[Supplied data]
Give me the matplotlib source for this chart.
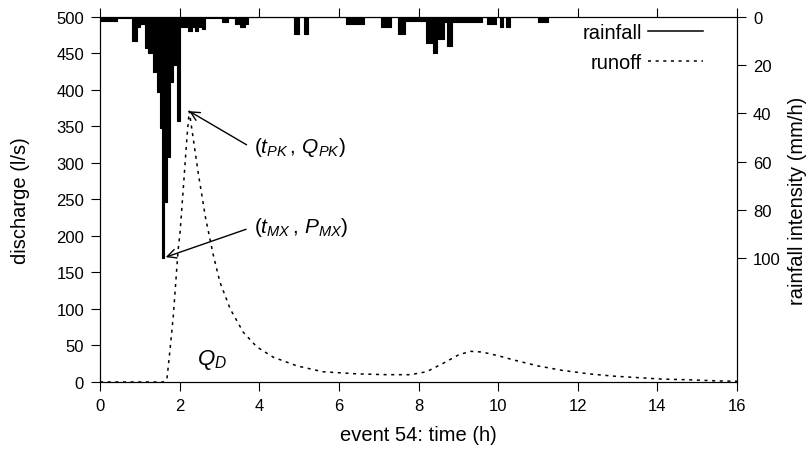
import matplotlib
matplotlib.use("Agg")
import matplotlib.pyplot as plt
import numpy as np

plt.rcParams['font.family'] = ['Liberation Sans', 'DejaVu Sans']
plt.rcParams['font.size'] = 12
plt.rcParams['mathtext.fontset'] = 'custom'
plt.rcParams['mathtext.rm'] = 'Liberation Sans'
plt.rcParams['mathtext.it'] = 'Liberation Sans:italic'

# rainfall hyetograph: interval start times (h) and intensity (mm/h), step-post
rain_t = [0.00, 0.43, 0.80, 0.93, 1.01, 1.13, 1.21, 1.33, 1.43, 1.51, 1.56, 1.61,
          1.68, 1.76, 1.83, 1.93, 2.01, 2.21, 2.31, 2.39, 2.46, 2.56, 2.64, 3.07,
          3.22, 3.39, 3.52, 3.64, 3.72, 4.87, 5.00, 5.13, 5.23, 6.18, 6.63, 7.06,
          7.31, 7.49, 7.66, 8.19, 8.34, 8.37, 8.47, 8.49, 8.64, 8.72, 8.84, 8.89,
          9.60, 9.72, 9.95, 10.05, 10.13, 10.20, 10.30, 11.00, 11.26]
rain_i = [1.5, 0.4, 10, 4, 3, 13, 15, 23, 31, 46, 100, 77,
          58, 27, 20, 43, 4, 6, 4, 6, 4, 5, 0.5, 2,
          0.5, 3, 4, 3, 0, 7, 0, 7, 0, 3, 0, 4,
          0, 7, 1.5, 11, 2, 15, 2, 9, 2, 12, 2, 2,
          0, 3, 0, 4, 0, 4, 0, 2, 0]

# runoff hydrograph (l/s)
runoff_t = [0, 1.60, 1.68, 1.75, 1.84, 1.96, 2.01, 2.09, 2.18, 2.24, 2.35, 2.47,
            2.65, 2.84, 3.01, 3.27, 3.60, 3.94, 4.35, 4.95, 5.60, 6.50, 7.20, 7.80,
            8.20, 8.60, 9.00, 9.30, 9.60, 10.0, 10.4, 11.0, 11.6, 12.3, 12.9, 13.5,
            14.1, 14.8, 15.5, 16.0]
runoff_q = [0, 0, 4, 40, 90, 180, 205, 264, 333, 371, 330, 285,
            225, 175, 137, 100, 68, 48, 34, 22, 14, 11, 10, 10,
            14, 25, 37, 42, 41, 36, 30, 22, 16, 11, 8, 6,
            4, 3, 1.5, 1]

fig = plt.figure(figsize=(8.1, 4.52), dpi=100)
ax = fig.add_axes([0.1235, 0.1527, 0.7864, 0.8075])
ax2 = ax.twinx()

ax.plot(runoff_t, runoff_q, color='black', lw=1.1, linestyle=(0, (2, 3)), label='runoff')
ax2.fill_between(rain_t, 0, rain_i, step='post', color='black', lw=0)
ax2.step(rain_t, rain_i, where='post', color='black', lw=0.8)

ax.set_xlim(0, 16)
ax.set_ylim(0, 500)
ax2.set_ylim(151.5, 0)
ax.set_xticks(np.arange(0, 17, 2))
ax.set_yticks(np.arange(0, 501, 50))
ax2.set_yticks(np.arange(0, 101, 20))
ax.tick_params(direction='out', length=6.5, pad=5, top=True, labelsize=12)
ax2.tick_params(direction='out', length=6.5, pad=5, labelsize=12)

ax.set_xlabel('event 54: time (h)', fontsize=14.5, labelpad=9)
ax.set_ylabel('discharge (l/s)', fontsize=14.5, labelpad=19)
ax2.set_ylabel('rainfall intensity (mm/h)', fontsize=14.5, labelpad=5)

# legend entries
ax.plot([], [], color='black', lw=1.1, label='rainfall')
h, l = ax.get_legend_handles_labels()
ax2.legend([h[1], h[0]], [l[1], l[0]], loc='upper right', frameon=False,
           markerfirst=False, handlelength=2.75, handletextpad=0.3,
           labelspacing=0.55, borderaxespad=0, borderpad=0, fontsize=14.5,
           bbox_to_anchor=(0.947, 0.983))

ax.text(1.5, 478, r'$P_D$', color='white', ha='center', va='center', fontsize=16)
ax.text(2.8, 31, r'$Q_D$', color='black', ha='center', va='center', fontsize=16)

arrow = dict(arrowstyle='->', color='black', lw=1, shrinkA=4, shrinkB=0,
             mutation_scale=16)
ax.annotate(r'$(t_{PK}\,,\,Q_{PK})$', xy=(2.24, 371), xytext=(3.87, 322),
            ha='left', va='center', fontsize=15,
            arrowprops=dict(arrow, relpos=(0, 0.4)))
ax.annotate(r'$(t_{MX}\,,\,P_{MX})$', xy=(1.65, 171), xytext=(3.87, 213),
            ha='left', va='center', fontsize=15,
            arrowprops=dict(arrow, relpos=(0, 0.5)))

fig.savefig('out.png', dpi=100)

[Task description] Write out, word for word, the lines from the start of the data through the one holding "plt.rcParams['mathtext.it'] = 'Liberation". Omit pictures.

[Solution for this problem]
Give me the matplotlib source for this chart.
import matplotlib
matplotlib.use("Agg")
import matplotlib.pyplot as plt
import numpy as np

plt.rcParams['font.family'] = ['Liberation Sans', 'DejaVu Sans']
plt.rcParams['font.size'] = 12
plt.rcParams['mathtext.fontset'] = 'custom'
plt.rcParams['mathtext.rm'] = 'Liberation Sans'
plt.rcParams['mathtext.it'] = 'Liberation Sans:italic'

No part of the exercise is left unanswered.